◆ INSTRUCTIONS TO FOLLOW: Line by line, repeat the data below exactly, beginning at the first line and ending at the line with "var thetaStep = 0.1;". Omit pictures.
○ ○ ○ ○ ○
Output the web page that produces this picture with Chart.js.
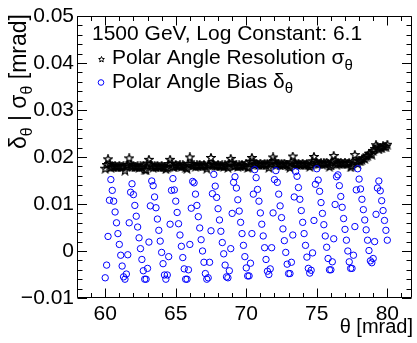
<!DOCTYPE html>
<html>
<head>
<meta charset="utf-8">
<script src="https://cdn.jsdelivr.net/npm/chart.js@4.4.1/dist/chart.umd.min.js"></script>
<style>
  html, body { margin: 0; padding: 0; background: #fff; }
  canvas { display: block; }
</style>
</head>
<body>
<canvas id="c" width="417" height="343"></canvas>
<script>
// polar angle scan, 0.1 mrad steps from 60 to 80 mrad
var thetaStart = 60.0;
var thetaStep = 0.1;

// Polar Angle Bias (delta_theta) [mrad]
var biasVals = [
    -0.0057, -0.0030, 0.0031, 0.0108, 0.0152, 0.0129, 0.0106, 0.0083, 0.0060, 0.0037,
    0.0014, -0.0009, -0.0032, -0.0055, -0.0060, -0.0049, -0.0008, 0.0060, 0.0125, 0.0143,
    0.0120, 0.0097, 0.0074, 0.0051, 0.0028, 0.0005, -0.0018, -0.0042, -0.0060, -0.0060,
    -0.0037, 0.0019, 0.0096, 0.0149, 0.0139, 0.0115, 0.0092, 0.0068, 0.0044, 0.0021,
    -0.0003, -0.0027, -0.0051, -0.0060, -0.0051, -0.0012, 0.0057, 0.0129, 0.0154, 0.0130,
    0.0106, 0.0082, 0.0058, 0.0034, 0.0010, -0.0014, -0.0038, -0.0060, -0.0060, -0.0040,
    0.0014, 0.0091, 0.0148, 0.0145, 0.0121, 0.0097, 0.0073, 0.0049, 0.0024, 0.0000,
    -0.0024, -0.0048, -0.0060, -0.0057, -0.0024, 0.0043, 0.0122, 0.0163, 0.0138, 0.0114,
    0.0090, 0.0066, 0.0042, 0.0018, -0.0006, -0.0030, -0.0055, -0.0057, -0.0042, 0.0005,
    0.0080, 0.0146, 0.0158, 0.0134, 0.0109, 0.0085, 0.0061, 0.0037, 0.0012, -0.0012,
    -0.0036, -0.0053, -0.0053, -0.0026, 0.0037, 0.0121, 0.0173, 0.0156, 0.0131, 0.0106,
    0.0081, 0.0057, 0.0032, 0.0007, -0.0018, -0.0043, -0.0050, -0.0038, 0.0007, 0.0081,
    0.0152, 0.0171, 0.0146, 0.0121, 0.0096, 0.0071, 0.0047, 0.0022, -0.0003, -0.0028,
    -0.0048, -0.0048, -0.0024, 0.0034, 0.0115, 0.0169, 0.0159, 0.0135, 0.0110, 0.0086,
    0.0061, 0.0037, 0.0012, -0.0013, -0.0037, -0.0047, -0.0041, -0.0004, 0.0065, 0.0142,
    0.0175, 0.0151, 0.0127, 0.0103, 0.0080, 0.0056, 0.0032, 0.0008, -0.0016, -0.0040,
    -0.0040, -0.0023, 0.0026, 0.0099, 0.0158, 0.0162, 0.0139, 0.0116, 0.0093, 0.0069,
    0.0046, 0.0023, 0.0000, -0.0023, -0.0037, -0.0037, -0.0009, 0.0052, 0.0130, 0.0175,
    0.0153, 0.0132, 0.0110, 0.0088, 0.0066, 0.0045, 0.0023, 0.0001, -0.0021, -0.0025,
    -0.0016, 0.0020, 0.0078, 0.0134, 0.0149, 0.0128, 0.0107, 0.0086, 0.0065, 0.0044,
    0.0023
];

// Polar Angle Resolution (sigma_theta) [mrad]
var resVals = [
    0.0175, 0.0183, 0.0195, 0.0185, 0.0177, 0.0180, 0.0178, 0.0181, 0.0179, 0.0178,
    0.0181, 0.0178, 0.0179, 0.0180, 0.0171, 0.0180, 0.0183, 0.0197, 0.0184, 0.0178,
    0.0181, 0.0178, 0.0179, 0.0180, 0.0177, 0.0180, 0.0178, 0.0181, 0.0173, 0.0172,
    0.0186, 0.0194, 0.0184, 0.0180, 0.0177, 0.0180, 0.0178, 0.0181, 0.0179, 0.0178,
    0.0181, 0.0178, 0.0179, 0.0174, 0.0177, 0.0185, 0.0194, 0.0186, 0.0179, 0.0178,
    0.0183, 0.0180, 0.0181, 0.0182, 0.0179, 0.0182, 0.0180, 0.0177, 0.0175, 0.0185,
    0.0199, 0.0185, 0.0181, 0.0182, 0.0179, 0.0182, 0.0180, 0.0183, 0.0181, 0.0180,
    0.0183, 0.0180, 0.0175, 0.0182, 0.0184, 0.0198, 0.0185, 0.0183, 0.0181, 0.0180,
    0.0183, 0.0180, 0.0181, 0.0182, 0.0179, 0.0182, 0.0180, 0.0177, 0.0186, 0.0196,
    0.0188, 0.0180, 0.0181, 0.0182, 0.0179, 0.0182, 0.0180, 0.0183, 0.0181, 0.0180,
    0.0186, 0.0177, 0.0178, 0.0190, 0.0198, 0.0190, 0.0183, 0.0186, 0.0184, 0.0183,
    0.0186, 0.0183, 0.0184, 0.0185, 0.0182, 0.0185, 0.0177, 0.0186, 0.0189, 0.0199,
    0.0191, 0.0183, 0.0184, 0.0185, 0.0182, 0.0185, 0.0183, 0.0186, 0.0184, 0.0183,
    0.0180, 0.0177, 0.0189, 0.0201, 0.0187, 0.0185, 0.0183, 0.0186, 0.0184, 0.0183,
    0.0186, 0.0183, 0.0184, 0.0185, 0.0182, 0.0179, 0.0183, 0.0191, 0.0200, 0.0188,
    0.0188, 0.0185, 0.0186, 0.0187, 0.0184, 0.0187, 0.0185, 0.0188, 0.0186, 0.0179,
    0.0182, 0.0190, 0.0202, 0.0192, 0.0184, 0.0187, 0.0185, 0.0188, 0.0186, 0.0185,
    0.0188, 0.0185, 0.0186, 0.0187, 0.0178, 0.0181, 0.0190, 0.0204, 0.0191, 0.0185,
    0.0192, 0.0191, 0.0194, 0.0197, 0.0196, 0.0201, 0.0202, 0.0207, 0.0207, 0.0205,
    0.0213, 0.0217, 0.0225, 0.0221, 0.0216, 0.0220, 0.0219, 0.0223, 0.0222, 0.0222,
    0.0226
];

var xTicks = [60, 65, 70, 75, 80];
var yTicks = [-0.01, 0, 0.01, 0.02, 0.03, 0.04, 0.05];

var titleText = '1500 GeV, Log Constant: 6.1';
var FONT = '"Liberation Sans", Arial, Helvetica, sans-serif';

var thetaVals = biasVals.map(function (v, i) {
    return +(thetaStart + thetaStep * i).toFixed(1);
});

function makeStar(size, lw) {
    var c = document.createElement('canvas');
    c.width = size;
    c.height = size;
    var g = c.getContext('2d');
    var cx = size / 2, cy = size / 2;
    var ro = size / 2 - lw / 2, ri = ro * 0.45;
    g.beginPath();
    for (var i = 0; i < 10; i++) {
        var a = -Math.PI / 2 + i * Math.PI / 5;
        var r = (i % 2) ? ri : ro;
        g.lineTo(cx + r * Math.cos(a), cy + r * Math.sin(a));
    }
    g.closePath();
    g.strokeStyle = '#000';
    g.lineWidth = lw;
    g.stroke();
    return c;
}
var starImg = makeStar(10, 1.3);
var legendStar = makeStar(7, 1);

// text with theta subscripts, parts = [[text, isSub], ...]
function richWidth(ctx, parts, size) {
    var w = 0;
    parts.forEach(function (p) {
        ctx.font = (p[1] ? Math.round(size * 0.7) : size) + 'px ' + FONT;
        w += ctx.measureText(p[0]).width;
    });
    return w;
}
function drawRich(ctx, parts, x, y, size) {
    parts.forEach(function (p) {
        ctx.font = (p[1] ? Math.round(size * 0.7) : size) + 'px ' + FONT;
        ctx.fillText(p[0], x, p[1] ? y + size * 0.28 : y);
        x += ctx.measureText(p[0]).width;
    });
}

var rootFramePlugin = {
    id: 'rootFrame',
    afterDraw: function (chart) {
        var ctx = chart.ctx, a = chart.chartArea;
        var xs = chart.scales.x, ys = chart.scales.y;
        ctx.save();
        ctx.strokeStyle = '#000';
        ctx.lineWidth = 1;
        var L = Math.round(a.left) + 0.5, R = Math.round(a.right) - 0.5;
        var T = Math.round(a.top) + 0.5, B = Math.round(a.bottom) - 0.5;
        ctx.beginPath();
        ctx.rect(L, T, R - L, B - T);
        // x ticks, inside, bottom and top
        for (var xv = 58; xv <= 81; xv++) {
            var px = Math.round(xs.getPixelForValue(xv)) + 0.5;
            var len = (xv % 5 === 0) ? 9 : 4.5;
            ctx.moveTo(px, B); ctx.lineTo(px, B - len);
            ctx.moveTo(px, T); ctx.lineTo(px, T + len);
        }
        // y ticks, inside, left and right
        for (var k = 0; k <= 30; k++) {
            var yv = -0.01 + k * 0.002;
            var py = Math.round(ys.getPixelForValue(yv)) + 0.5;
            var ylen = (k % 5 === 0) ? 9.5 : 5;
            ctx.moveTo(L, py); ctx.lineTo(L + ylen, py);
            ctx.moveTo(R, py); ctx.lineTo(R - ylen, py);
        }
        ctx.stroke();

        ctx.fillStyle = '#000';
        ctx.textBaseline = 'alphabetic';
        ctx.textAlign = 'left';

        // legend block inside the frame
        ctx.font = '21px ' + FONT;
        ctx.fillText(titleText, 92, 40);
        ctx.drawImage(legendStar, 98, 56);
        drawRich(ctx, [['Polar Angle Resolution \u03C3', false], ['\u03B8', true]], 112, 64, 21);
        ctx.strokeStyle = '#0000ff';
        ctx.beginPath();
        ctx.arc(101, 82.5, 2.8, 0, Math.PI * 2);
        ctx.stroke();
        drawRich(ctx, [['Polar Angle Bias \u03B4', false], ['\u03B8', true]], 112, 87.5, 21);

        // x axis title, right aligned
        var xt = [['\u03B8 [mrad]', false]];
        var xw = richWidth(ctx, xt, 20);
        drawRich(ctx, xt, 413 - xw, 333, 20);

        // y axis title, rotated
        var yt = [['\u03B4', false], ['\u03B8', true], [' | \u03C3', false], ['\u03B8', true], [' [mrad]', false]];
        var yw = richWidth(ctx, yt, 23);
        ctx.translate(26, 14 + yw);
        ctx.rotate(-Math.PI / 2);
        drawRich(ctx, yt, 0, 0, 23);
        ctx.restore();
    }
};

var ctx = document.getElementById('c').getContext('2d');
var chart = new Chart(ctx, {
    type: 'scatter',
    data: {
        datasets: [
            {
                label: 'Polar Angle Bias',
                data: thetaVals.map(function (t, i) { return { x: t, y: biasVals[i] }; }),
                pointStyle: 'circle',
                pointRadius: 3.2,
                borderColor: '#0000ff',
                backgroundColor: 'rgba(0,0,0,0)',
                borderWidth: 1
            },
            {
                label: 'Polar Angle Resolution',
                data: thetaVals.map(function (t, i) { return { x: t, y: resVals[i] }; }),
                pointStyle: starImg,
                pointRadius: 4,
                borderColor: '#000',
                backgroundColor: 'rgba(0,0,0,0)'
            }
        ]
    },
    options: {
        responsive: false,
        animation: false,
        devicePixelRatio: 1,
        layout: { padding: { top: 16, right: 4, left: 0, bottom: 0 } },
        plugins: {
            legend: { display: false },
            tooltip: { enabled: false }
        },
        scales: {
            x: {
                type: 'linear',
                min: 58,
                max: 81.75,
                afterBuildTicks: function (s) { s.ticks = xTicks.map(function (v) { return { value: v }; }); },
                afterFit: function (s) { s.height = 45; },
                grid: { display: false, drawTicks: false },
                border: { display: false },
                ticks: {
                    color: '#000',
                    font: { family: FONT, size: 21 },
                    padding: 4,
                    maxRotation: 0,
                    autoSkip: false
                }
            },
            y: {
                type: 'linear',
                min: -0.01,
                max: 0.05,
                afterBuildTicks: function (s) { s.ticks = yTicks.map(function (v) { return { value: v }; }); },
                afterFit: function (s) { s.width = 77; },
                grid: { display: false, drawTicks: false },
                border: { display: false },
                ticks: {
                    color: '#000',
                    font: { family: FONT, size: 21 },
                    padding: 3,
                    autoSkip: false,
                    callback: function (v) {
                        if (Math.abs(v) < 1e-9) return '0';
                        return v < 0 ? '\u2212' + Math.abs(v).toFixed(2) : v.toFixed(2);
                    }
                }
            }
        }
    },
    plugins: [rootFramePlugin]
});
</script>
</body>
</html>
○ ○ ○ ○ ○
◆ SOLUTION FOR THIS EXERCISE:
Output the web page that produces this picture with Chart.js.
<!DOCTYPE html>
<html>
<head>
<meta charset="utf-8">
<script src="https://cdn.jsdelivr.net/npm/chart.js@4.4.1/dist/chart.umd.min.js"></script>
<style>
  html, body { margin: 0; padding: 0; background: #fff; }
  canvas { display: block; }
</style>
</head>
<body>
<canvas id="c" width="417" height="343"></canvas>
<script>
// polar angle scan, 0.1 mrad steps from 60 to 80 mrad
var thetaStart = 60.0;
var thetaStep = 0.1;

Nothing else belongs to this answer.